BATON ROUGE, La.—For the third year in a row LSU has notched an all-time high graduation rate, with 69.1 percent of students walking away from the university with a degree in hand—the highest graduation rate out of all public universities in the state.

The Advocate reports LSU saw 66.7 percent of eligible students graduate the prior year.

The rates are determined by calculating the number of first-time freshmen who complete school within six continuous years at the same institution.

It means that LSU had its most successful period ever in enrolling students in 2007 and shepherding them through to graduation by the end of 2013.

LSU’s numbers were calculated internally and won’t be official until they are validated by the State Board of Regents.

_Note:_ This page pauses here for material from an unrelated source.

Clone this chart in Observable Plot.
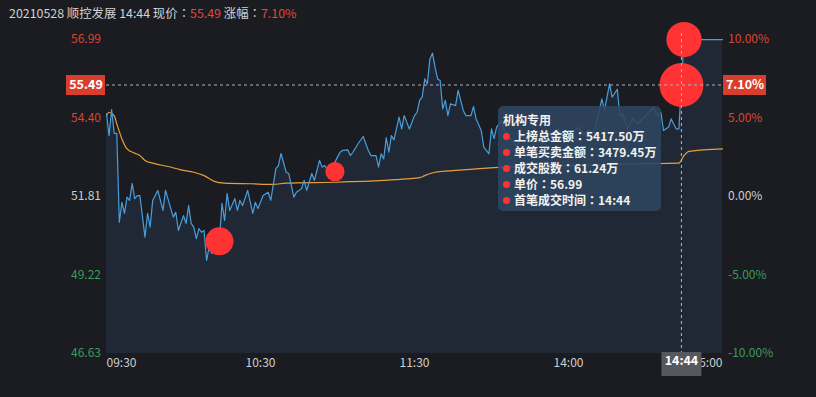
<!DOCTYPE html>
<html><head><meta charset="utf-8">
<script src="https://cdn.jsdelivr.net/npm/d3@7"></script>
<script src="https://cdn.jsdelivr.net/npm/@observablehq/plot@0.6"></script>
<style>
html,body{margin:0;padding:0;background:#1a1c21;}
#wrap{position:relative;width:816px;height:397px;overflow:hidden;font-family:"Noto Sans CJK SC","Noto Sans",sans-serif;}
#title{position:absolute;left:9px;top:5px;font-size:12.4px;line-height:16px;color:#d2d2d2;white-space:nowrap;}
#title .up{color:#e0463a;}
.c{font-family:"Noto Sans CJK TC","Noto Sans CJK SC",sans-serif;}
#tip{position:absolute;left:498px;top:106px;width:163px;height:105px;box-sizing:border-box;padding:6px 5px;background:rgba(47,69,97,0.88);border-radius:5px;color:#f2f2f2;font-size:12px;font-weight:bold;line-height:16px;white-space:nowrap;}
#tip .b{display:inline-block;width:7px;height:7px;border-radius:50%;background:#ff3333;margin-right:4px;vertical-align:middle;position:relative;top:-1px;}
</style></head>
<body><div id="wrap"><div id="chart"></div><div id="title"></div><div id="tip"></div></div>
<script>
// ---- data ----
const dateLabel = "20210528";
const stockName = "顺控发展";
const currentTime = "14:44";
const prevClose = 51.81;
const currentPrice = 55.49;
const currentPct = 7.10;
const currentMinute = 224;

const minutes = [0,1,2,3,4,5,6,7,8,9,10,11,12,13,15,16,17,18,20,22,23,26,27,28,30,31,32,33,34,35,36,37,38,39,40,41,42,43,44,45,46,47,48,50,51,52,53,55,57,58,59,61,63,64,66,67,68,70,71,73,74,76,77,78,80,81,83,84,85,87,90,91,92,94,95,96,98,100,102,103,105,106,107,108,109,110,111,112,114,115,116,118,120,121,122,123,124,125,126,127,128,129,130,131,132,133,134,136,137,139,140,142,143,144,146,147,148,149,150,151,152,154,155,158,160,162,164,166,168,170,172,174,176,178,180,182,184,186,188,190,193,194,196,197,199,200,201,203,205,207,210,213,215,216,217,219,220,222,223,224,225,240];
const prices = [54.54,53.82,54.68,53.89,53.89,50.96,51.62,51.25,51.79,51.68,52.24,51.74,51.84,51.84,50.47,51.25,50.80,51.68,52.01,51.35,52.01,51.13,51.29,50.69,51.18,50.92,51.51,50.92,50.80,50.42,50.75,50.63,50.69,49.70,50.14,49.93,50.03,50.20,50.40,51.58,51.02,51.91,51.35,51.74,51.35,51.68,51.51,52.01,51.25,51.62,51.41,51.84,51.95,51.68,52.73,52.83,53.23,52.61,52.57,51.79,51.95,52.07,52.34,52.01,52.57,52.34,53.00,52.78,52.83,52.61,53.11,53.27,53.33,53.35,53.16,53.27,53.55,53.79,53.33,53.16,53.16,52.78,53.22,53.05,53.75,53.27,53.82,53.68,54.43,54.04,54.48,54.04,54.48,54.59,54.98,55.09,55.69,55.53,56.35,56.54,56.08,55.69,55.64,54.70,54.98,54.48,54.87,54.81,55.31,54.65,54.48,54.48,54.78,54.37,53.99,53.44,53.33,53.22,54.04,53.72,54.10,54.32,53.99,53.66,53.45,53.85,53.60,53.95,53.70,53.55,53.90,53.75,54.05,53.80,53.60,53.95,54.10,53.85,54.00,53.90,55.03,54.65,55.53,55.09,55.35,54.48,54.55,54.04,54.37,54.21,54.48,54.74,54.48,54.59,53.99,54.10,54.37,54.04,54.04,55.49,56.99,56.99];

const avgMinutes = [0,1,3,4,6,8,11,13,15,18,24,29,34,38,42,46,56,65,70,89,108,117,122,124,128,136,155,181,207,223,225,227,240];
const avgPrices = [54.48,54.59,54.48,54.21,53.71,53.38,53.24,53.16,53.00,52.91,52.80,52.69,52.61,52.50,52.31,52.25,52.23,52.21,52.25,52.28,52.34,52.39,52.43,52.50,52.61,52.67,52.78,52.83,52.89,52.91,53.16,53.30,53.38];

const bubbleMinutes = [44, 89, 225, 224];
const bubblePrices = [50.33, 52.63, 56.99, 55.49];
const bubbleAmounts = [2200, 1030, 3479.45, 5417.50];

const pctTicks = [10, 5, 0, -5, -10];
const priceTickLabels = ["56.99","54.40","51.81","49.22","46.63"];
const pctTickLabels = ["10.00%","5.00%","0.00%","-5.00%","-10.00%"];
const xTickMinutes = [0, 60, 120, 180, 240];
const xTickLabels = ["09:30","10:30","11:30","14:00","15:00"];

const tipTitle = "机构专用";
const tipKeys = ["上榜总金额","单笔买卖金额","成交股数","单价","首笔成交时间"];
const tipValues = ["5417.50万","3479.45万","61.24万","56.99","14:44"];

// ---- derived ----
const upColor = "#dc4434", flatColor = "#cfcfcf", downColor = "#3c9b5e";
const series = minutes.map((t,i)=>({t, price: prices[i]}));
const avg = avgMinutes.map((t,i)=>({t, price: avgPrices[i]}));
const bubbles = bubbleMinutes.map((t,i)=>({t, price: bubblePrices[i], amount: bubbleAmounts[i]}));
const tickPrices = pctTicks.map(p => prevClose*(1+p/100));
const yMin = d3.min(tickPrices), yMax = d3.max(tickPrices);
const idxOf = v => tickPrices.findIndex(q => Math.abs(q - v) < 1e-6);
const priceLab = v => priceTickLabels[idxOf(v)];
const pctLab = v => pctTickLabels[idxOf(v)];
const xLab = v => xTickLabels[xTickMinutes.indexOf(v)];
const group = f => tickPrices.filter((q,i) => f(pctTicks[i]));
const font = "'Noto Sans CJK SC','Noto Sans',sans-serif";

function yAxes(anchor, fmt) {
  return [[p=>p>0, upColor],[p=>p===0, flatColor],[p=>p<0, downColor]].map(([f,c]) =>
    Plot.axisY({anchor, ticks: group(f), tickFormat: fmt, tickSize: 0, tickPadding: 5.5, label: null, fill: c, fontSize: 12}));
}

const chart = Plot.plot({
  width: 816, height: 397,
  marginLeft: 106, marginRight: 94, marginTop: 39, marginBottom: 44,
  style: {background: "transparent", fontFamily: font, fontSize: "12px", color: flatColor},
  x: {domain: [0, 240]},
  y: {domain: [yMin, yMax]},
  r: {range: [0, 22]},
  marks: [
    Plot.areaY(series, {x: "t", y1: yMin, y2: "price", fill: "#1f2834"}),
    Plot.line(avg, {x: "t", y: "price", stroke: "#e6a03a", strokeWidth: 1.2, curve: "monotone-x"}),
    Plot.line(series, {x: "t", y: "price", stroke: "#4a9edb", strokeWidth: 1.2}),
    Plot.dot(bubbles, {x: "t", y: "price", r: "amount", fill: "#ff3333"}),
    Plot.ruleY([currentPrice], {stroke: "#b4b4b4", strokeDasharray: "3,3", strokeWidth: 1}),
    Plot.ruleX([currentMinute], {stroke: "#b4b4b4", strokeDasharray: "3,3", strokeWidth: 1, insetTop: -6}),
    ...yAxes("left", priceLab),
    ...yAxes("right", pctLab),
    Plot.axisX({ticks: [xTickMinutes[0]], tickFormat: xLab, tickSize: 0, tickPadding: 5, textAnchor: "start", label: null, fill: flatColor, fontSize: 12}),
    Plot.axisX({ticks: xTickMinutes.slice(1, -1), tickFormat: xLab, tickSize: 0, tickPadding: 5, label: null, fill: flatColor, fontSize: 12}),
    Plot.axisX({ticks: [xTickMinutes[4]], tickFormat: xLab, tickSize: 0, tickPadding: 5, textAnchor: "end", label: null, fill: flatColor, fontSize: 12}),
    // current price badges
    Plot.ruleY([currentPrice], {stroke: "#d83e2d", strokeWidth: 20, insetLeft: -40, insetRight: 617}),
    Plot.text([currentPrice], {y: d => d, frameAnchor: "left", dx: -20.5, textAnchor: "middle", text: d => d.toFixed(2), fill: "#ffffff", fontWeight: "bold", fontSize: 12.5}),
    Plot.ruleY([currentPrice], {stroke: "#d83e2d", strokeWidth: 20, insetLeft: 617, insetRight: -44}),
    Plot.text([currentPrice], {y: d => d, frameAnchor: "right", dx: 22.5, textAnchor: "middle", text: () => currentPct.toFixed(2) + "%", fill: "#ffffff", fontWeight: "bold", fontSize: 12.5}),
    Plot.ruleX([currentMinute], {stroke: "#55585d", strokeWidth: 40, insetTop: 313, insetBottom: -23}),
    Plot.text([currentMinute], {x: d => d, frameAnchor: "bottom", dy: 11.5, text: () => currentTime, fill: "#ffffff", fontWeight: "bold", fontSize: 12.5})
  ]
});
document.getElementById("chart").appendChild(chart);

// title
const title = document.getElementById("title");
title.innerHTML = `${dateLabel} ${stockName} ${currentTime} 现价<span class="c">：</span><span class="up">${currentPrice.toFixed(2)}</span> 涨幅<span class="c">：</span><span class="up">${currentPct.toFixed(2)}%</span>`;

// tooltip
const tip = document.getElementById("tip");
tip.innerHTML = `<div>${tipTitle}</div>` + tipKeys.map((k,i)=>`<div><span class="b"></span>${k}<span class="c">：</span>${tipValues[i]}</div>`).join("");
</script>
</body></html>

Public colleges and universities are not required to submit their numbers to the Regents until later in the year, meaning LSU’s figures can’t yet be compared with those of other schools.

The Regents confirmed that preliminary information indicates LSU’s graduation rate is tops in the state among public institutions.

LSU’s numbers represent a dramatic shift from 20 years ago when the university’s graduation rate was 44.2 percent.

LSU President and Baton Rouge Chancellor F. King Alexander said Tuesday that LSU also graduated its second-largest class in history during the 2012-13 academic year, with 6,093 students walking away with diplomas.

“It means that our faculty and staff are doing an excellent job despite challenging economic times for education,” Alexander said. “We are serving our students better than we ever had in the past.”

LSU’s rising graduation rate is good news in a state where education policy has shifted from trying to enroll as many students as possible, to today’s reality in which schools are judged on how well they serve the students they have.

A large portion of the money public universities get from the state is tied to how well they retain students from year to year and how many students earn a degree within six years of enrolling at a four-year school.